In one case, a government scientist was ordered to get permission from the Minister of Natural Resources before he could talk to reporters about a flood that happened 13,000 years ago, even though his research had just been published in the journal Nature.

In another example, it took 11 government employees and 50 emails to decide how to answer a reporter's request to interview a Canadian government scientist who was part of a NASA team studying regional snowfall patterns.

Most of the muzzling involved scientists researching climate change and other politically sensitive issues.

Two University of Alberta scientists were given a script telling them how to answer media questions about their own research that found evidence of air and water pollution from Alberta's oilsands.

In another case, an assistant deputy minister and other government officials crafted answers to a reporter's inquiry about published research on an ozone hole. The reporter was told to attribute the written responses to the scientist. Later, documents obtained under access to information revealed the scientist saying he hadn't submitted any responses.

Legault investigated those cases and came up with a few of her own. She also interviewed journalists, scientists and government media officials.

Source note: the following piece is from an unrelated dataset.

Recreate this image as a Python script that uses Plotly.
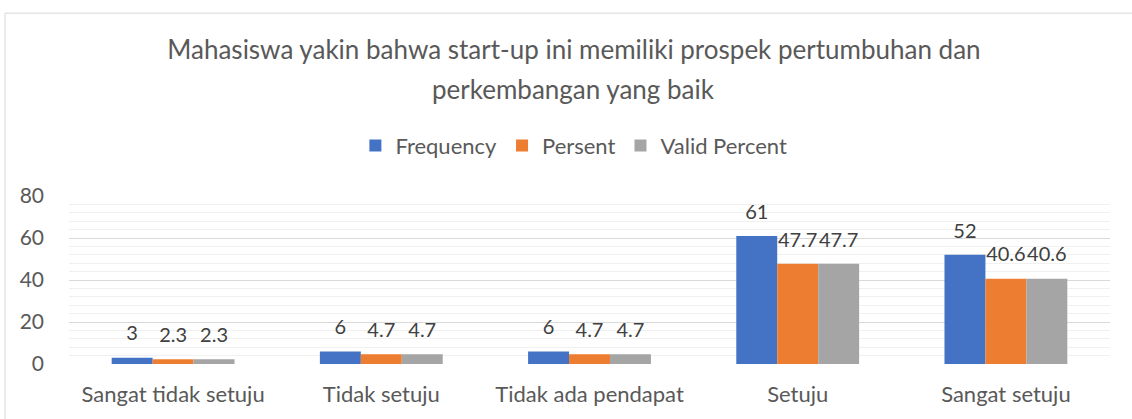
import plotly.graph_objects as go

categories = ["Sangat tidak setuju", "Tidak setuju", "Tidak ada pendapat", "Setuju", "Sangat setuju"]
frequency = [3, 6, 6, 61, 52]
persent = [2.3, 4.7, 4.7, 47.7, 40.6]
valid_percent = [2.3, 4.7, 4.7, 47.7, 40.6]
series_names = ["Frequency", "Persent", "Valid Percent"]
colors = ["#4472C4", "#ED7D31", "#A5A5A5"]

FONT = "Lato"
W, H = 1132, 419
ML, MR, MT, MB = 69, 22, 196, 53
pw = W - ML - MR
ph = H - MT - MB
bargap = 0.41
bw = (1 - bargap) / 3

xpos = list(range(len(categories)))
fig = go.Figure()
series = [frequency, persent, valid_percent]
for k, (name, vals, c) in enumerate(zip(series_names, series, colors)):
    fig.add_trace(go.Bar(x=xpos, y=vals, name=name, marker=dict(color=c, line=dict(width=0)),
                         hoverinfo="skip"))
for k, (name, vals) in enumerate(zip(series_names, series)):
    fig.add_trace(go.Scatter(
        x=[i + (k - 1) * bw for i in xpos], y=vals, mode="markers+text",
        text=[("%g" % v) for v in vals], textposition="top center",
        textfont=dict(family=FONT, size=20, color="#404040"),
        marker=dict(size=18, opacity=0), showlegend=False, cliponaxis=False,
        hoverinfo="skip"))

fig.update_layout(
    width=W, height=H, margin=dict(l=ML, r=MR, t=MT, b=MB),
    paper_bgcolor="white", plot_bgcolor="white",
    barmode="group", bargap=bargap, bargroupgap=0,
    font=dict(family=FONT, color="#595959"),
    title=dict(text="Mahasiswa yakin bahwa start-up ini memiliki prospek pertumbuhan dan",
               x=0.507, xanchor="center", xref="container",
               y=1 - 50 / H, yanchor="middle", yref="container",
               font=dict(family=FONT, size=26, color="#595959")),
    legend=dict(orientation="h", x=0.485, xanchor="center", y=(H - MB - 145) / ph, yanchor="middle",
                font=dict(family=FONT, size=22, color="#595959"), traceorder="normal"),
    showlegend=True,
)
fig.add_annotation(text="perkembangan yang baik", xref="paper", yref="paper",
                   x=(573 - ML) / pw, y=(H - MB - 88) / ph, xanchor="center", yanchor="middle",
                   showarrow=False, font=dict(family=FONT, size=26, color="#595959"))
fig.update_xaxes(tickmode="array", tickvals=xpos, ticktext=categories, range=[-0.5, len(categories) - 0.5],
                 showgrid=False, zeroline=False, showline=False, ticks="",
                 tickfont=dict(family=FONT, size=22, color="#595959"), ticklabelstandoff=15)
fig.update_yaxes(range=[0, 80], dtick=20, showgrid=True, gridcolor="#D9D9D9", gridwidth=1,
                 zeroline=False, showline=False, ticks="",
                 tickfont=dict(family=FONT, size=21, color="#595959"), ticklabelstandoff=24,
                 minor=dict(dtick=4, showgrid=True, gridcolor="#F0F0F0", gridwidth=1))
fig.add_shape(type="rect", xref="paper", yref="paper",
              x0=(5 - ML) / pw, x1=(W + 20 - ML) / pw, y0=(H - MB - H - 20) / ph, y1=(H - MB - 11) / ph,
              line=dict(color="#D9D9D9", width=1), fillcolor="rgba(0,0,0,0)", layer="below")
fig.write_html("out.html", config={"displayModeBar": False},
               post_script="document.body.style.margin='0';")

She concluded that the complaints about muzzled scientists were "well founded."

"This is a very troubling finding against the Harper government," Calvin Sandborn, legal director of University of Victoria's Environmental Law Centre, said. "What we need to make sure is no future government can do it."

Legault made a series of recommendations to the Trudeau government, which took office in 2015, to ensure that government science is available to the public and that scientists are not afraid to speak freely to the media.

Meanwhile, some federal scientists say they still feel muzzled by the current government.

More than half of the 3,000 scientists who answered a survey last year said they did not feel they could "speak freely and without constraints to the media about work I do at my department/agency." The survey was conducted by the union representing more than 15,000 federal scientists.